Aim:
Pull out the lines running from the one with "Write a Python" to the one with "barreirinhas = [0.001, 0.001, 0.001, 0.002, 0.006, 0.006]", inclusive, word for word. Drop any picture.

Start of Rows

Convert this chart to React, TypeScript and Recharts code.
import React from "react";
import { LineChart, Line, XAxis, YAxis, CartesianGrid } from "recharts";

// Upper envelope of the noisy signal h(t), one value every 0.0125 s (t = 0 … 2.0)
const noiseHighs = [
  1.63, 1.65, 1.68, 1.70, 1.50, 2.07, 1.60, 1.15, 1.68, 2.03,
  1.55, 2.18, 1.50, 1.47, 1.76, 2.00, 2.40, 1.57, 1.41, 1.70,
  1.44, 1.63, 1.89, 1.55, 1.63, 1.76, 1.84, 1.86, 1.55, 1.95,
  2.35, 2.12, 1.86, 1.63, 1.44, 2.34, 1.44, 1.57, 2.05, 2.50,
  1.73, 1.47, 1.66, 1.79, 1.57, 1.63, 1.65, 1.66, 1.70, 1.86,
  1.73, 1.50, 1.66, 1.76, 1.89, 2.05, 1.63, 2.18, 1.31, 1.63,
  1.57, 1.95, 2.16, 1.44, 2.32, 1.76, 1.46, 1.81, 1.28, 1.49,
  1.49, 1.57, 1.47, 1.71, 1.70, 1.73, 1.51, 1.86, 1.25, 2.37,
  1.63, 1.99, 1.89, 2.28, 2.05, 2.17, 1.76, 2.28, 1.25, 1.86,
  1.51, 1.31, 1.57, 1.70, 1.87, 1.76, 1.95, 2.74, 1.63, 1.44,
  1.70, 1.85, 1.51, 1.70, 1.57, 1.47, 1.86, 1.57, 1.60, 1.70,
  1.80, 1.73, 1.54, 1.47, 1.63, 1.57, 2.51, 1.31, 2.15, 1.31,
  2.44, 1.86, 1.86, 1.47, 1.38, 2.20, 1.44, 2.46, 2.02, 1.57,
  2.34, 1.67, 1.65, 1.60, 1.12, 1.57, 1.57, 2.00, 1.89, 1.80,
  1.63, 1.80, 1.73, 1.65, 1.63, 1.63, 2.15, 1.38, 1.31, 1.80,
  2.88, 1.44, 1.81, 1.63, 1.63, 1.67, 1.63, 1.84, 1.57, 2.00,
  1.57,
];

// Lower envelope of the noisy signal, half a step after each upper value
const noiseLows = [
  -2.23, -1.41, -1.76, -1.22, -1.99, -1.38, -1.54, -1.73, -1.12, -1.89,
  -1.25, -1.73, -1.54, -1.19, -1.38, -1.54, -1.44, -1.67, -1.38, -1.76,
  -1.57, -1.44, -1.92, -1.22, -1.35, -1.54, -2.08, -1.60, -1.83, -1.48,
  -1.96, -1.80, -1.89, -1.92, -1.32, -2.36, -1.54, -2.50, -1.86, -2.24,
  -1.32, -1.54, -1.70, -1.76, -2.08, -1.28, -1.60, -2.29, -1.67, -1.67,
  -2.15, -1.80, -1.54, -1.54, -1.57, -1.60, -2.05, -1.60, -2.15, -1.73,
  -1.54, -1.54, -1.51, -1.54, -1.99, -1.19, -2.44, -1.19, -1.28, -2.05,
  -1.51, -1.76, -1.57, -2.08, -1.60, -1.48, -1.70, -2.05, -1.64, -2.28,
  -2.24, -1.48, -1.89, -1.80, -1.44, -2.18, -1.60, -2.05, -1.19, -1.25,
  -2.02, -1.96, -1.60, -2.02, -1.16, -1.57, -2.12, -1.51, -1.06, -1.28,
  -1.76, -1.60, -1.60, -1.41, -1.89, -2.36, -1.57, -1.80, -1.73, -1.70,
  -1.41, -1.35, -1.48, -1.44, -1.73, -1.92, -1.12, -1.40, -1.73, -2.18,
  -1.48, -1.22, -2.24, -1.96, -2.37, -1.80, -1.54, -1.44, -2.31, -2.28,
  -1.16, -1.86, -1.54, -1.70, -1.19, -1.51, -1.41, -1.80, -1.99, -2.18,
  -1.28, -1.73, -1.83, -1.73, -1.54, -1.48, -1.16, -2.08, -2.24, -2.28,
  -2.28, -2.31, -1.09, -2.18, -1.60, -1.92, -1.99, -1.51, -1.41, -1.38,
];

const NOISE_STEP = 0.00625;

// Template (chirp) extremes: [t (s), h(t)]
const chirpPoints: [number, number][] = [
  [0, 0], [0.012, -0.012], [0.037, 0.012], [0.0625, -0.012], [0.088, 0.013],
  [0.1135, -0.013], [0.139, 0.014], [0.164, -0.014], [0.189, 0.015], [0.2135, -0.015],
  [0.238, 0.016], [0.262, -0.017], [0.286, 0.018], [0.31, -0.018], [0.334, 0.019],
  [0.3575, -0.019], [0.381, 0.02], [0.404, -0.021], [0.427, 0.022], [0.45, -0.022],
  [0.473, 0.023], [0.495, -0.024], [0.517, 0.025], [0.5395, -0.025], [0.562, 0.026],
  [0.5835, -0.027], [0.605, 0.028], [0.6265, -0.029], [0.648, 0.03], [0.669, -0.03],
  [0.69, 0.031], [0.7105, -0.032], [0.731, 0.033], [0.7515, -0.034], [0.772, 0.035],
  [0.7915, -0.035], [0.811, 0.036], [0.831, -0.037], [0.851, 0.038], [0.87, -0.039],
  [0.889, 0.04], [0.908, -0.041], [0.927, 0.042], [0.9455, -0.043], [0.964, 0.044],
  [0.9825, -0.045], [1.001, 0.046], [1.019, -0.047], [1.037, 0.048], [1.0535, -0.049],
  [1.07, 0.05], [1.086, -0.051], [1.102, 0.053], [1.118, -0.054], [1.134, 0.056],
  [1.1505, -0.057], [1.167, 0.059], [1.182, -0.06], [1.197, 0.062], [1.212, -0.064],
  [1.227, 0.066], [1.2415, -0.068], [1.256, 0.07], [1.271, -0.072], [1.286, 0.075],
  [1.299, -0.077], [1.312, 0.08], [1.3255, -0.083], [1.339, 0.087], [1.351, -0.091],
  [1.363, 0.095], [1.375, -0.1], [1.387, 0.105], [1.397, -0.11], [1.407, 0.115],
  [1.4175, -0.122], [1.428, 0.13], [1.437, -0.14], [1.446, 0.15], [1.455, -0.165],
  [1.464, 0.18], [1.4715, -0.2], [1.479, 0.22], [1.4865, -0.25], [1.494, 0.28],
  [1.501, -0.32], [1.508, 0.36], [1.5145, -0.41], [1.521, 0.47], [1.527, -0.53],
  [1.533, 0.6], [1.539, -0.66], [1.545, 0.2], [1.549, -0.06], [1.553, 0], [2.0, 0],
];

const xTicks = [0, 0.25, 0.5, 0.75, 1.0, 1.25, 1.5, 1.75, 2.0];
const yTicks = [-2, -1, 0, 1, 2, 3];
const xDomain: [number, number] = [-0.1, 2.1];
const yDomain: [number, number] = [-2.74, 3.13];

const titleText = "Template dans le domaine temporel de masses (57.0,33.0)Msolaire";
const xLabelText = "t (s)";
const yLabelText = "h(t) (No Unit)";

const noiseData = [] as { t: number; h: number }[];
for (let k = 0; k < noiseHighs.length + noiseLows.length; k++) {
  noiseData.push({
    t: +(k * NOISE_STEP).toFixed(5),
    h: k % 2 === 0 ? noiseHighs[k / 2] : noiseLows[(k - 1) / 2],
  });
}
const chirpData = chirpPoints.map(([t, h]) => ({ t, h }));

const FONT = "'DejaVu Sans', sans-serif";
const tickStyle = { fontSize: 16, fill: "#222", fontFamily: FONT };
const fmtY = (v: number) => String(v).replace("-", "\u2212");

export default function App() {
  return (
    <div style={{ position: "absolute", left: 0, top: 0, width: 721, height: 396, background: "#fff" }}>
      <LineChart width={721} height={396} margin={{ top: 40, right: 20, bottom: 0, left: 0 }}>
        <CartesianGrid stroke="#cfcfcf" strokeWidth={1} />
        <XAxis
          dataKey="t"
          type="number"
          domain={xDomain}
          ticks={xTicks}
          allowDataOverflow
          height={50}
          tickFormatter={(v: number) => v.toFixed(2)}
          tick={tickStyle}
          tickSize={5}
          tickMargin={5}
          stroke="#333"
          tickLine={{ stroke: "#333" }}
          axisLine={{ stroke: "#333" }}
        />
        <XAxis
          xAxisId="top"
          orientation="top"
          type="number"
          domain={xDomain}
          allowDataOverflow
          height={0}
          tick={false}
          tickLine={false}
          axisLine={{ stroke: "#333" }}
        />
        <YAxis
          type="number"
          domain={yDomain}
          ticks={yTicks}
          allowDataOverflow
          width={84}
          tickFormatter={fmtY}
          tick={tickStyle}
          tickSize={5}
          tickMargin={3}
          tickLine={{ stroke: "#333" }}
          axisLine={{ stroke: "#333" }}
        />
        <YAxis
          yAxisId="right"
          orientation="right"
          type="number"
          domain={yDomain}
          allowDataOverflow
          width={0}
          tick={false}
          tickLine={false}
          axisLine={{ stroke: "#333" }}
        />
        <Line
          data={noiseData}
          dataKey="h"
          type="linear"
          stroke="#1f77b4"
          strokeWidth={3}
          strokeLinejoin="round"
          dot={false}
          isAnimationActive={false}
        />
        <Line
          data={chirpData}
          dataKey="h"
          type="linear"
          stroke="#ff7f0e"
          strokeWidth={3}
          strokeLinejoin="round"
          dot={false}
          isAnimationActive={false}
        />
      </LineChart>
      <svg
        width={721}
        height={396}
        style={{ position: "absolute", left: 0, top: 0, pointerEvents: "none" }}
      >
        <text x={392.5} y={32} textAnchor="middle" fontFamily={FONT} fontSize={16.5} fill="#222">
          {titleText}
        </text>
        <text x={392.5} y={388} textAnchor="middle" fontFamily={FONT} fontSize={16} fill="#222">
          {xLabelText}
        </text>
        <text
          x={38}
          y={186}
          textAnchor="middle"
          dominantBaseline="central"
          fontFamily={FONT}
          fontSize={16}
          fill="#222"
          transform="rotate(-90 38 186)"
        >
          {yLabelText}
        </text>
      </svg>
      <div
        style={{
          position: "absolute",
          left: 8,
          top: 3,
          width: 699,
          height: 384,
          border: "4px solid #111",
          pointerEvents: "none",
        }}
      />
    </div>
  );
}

End of Rows
Start of Rows

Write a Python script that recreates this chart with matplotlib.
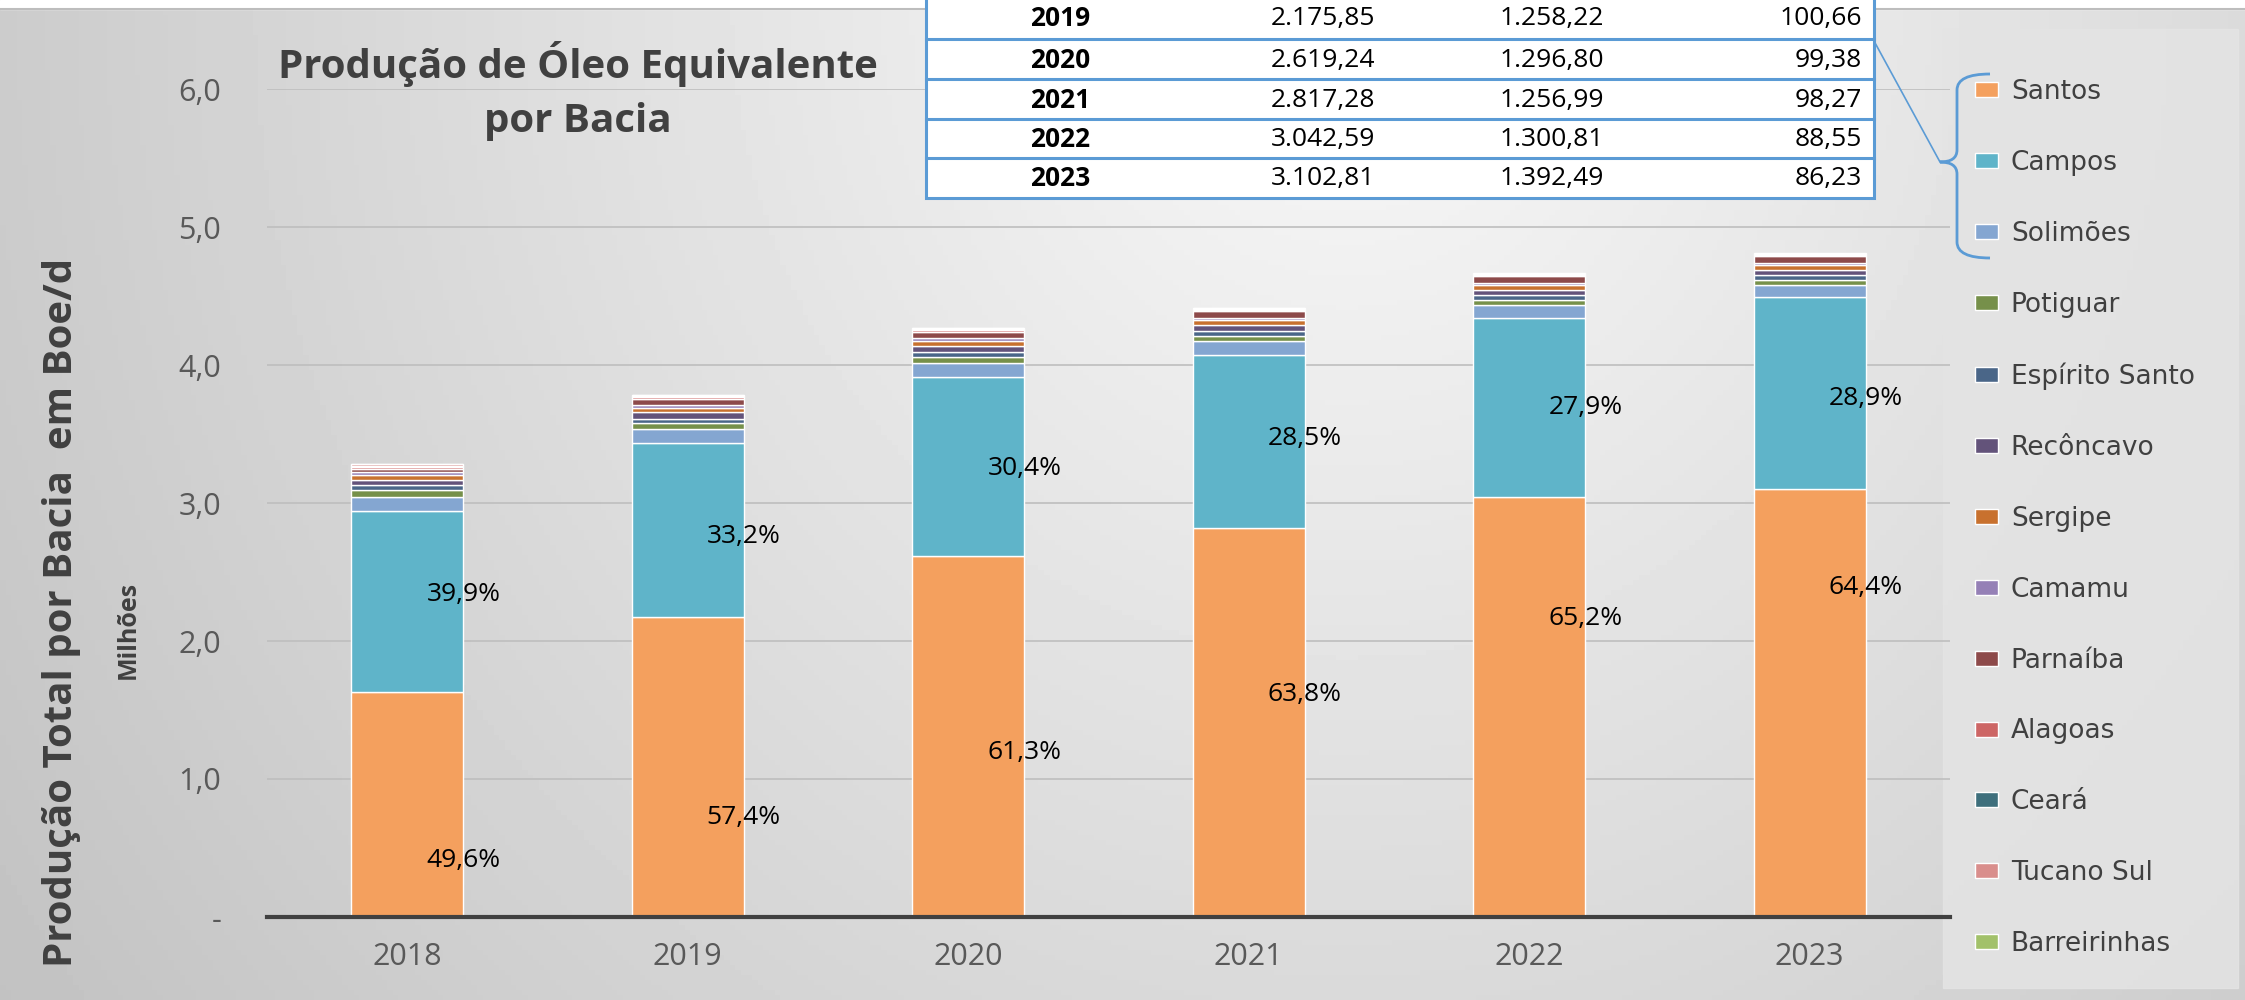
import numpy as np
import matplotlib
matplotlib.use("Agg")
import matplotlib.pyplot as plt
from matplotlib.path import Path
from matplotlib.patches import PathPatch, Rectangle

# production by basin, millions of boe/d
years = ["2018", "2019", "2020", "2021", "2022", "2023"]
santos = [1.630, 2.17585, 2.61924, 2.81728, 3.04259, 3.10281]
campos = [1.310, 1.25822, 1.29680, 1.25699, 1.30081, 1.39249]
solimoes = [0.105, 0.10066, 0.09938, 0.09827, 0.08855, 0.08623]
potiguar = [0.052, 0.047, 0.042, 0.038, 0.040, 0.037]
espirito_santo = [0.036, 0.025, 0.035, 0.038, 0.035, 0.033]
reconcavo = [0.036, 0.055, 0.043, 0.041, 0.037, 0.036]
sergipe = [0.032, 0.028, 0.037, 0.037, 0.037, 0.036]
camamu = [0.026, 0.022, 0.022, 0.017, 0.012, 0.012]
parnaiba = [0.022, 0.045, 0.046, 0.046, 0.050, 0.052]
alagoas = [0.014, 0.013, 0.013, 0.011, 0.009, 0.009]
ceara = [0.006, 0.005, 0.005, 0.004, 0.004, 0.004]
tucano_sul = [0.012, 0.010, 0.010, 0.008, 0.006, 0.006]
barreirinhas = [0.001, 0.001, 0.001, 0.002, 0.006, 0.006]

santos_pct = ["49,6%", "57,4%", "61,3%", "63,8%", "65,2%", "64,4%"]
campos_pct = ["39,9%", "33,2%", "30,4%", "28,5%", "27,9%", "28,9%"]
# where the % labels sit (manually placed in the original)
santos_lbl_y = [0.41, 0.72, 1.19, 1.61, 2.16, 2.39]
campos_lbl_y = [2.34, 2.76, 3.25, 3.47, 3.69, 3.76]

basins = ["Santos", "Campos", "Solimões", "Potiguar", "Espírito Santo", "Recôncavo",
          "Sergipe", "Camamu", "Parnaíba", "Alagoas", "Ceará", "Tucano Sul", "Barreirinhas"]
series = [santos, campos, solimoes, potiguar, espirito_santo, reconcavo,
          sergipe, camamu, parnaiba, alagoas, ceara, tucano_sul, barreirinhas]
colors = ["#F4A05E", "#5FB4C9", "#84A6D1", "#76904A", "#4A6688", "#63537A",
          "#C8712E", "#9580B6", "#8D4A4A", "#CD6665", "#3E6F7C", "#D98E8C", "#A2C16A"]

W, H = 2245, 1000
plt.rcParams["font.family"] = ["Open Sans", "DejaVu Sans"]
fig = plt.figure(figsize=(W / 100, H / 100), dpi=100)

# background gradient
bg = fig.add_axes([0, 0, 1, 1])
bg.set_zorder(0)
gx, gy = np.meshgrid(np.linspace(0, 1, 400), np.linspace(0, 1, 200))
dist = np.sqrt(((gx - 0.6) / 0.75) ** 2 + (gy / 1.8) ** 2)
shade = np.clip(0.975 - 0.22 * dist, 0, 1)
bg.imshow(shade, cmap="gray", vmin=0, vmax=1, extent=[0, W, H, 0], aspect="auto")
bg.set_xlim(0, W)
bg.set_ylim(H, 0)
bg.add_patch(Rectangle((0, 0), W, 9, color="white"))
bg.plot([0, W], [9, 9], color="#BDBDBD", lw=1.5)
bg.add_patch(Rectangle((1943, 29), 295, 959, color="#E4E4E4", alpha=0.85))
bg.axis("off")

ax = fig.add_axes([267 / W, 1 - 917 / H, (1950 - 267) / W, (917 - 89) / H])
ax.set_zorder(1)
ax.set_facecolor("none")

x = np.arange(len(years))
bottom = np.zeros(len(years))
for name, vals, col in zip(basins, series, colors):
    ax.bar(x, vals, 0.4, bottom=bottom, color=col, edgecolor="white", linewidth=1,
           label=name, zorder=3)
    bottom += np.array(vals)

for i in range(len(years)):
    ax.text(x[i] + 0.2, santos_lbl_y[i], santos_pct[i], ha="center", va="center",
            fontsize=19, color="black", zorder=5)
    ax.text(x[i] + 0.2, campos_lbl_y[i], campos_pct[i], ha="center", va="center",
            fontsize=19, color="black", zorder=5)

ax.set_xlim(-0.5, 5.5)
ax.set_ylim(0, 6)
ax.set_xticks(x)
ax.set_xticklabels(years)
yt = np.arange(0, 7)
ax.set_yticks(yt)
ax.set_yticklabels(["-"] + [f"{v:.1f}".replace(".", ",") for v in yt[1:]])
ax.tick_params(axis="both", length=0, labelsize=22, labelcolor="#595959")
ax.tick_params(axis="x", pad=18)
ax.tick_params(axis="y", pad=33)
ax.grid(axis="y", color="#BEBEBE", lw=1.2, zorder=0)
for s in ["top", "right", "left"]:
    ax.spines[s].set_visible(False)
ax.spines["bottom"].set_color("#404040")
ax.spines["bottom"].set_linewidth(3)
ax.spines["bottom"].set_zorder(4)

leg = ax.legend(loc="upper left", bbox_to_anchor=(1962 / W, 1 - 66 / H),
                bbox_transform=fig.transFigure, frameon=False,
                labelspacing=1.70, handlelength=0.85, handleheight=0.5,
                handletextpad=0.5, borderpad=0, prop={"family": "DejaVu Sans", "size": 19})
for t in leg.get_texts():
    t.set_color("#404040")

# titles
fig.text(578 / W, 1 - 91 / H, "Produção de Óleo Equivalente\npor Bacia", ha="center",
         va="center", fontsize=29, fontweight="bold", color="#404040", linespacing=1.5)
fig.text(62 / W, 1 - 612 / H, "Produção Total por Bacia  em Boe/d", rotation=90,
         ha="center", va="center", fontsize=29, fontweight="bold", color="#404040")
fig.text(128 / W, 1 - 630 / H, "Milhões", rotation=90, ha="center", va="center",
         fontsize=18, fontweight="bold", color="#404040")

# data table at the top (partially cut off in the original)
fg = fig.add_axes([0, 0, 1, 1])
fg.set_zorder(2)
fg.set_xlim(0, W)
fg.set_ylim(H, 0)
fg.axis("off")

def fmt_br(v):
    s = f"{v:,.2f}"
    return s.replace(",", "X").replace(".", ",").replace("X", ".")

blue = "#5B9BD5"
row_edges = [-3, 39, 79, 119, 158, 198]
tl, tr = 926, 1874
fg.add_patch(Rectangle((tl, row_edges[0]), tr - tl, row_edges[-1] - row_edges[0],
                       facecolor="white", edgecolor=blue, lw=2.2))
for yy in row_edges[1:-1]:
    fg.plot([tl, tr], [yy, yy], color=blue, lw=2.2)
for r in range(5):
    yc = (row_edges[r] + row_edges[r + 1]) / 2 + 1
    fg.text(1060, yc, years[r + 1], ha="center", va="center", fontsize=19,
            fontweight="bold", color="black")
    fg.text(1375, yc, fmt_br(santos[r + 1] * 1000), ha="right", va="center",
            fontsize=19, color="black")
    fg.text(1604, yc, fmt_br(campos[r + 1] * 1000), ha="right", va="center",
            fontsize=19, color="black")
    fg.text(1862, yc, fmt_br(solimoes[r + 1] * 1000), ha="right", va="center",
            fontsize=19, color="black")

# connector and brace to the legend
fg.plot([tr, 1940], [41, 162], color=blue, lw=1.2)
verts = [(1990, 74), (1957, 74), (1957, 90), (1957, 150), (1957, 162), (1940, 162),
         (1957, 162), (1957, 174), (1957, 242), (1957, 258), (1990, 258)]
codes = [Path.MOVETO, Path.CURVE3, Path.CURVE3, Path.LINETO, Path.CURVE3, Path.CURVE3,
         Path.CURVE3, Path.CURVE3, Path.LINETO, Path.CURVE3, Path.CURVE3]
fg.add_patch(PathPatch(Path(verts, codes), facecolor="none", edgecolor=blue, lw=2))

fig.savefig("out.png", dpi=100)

End of Rows

Exercise solution:
Write a Python script that recreates this chart with matplotlib.
import numpy as np
import matplotlib
matplotlib.use("Agg")
import matplotlib.pyplot as plt
from matplotlib.path import Path
from matplotlib.patches import PathPatch, Rectangle

# production by basin, millions of boe/d
years = ["2018", "2019", "2020", "2021", "2022", "2023"]
santos = [1.630, 2.17585, 2.61924, 2.81728, 3.04259, 3.10281]
campos = [1.310, 1.25822, 1.29680, 1.25699, 1.30081, 1.39249]
solimoes = [0.105, 0.10066, 0.09938, 0.09827, 0.08855, 0.08623]
potiguar = [0.052, 0.047, 0.042, 0.038, 0.040, 0.037]
espirito_santo = [0.036, 0.025, 0.035, 0.038, 0.035, 0.033]
reconcavo = [0.036, 0.055, 0.043, 0.041, 0.037, 0.036]
sergipe = [0.032, 0.028, 0.037, 0.037, 0.037, 0.036]
camamu = [0.026, 0.022, 0.022, 0.017, 0.012, 0.012]
parnaiba = [0.022, 0.045, 0.046, 0.046, 0.050, 0.052]
alagoas = [0.014, 0.013, 0.013, 0.011, 0.009, 0.009]
ceara = [0.006, 0.005, 0.005, 0.004, 0.004, 0.004]
tucano_sul = [0.012, 0.010, 0.010, 0.008, 0.006, 0.006]
barreirinhas = [0.001, 0.001, 0.001, 0.002, 0.006, 0.006]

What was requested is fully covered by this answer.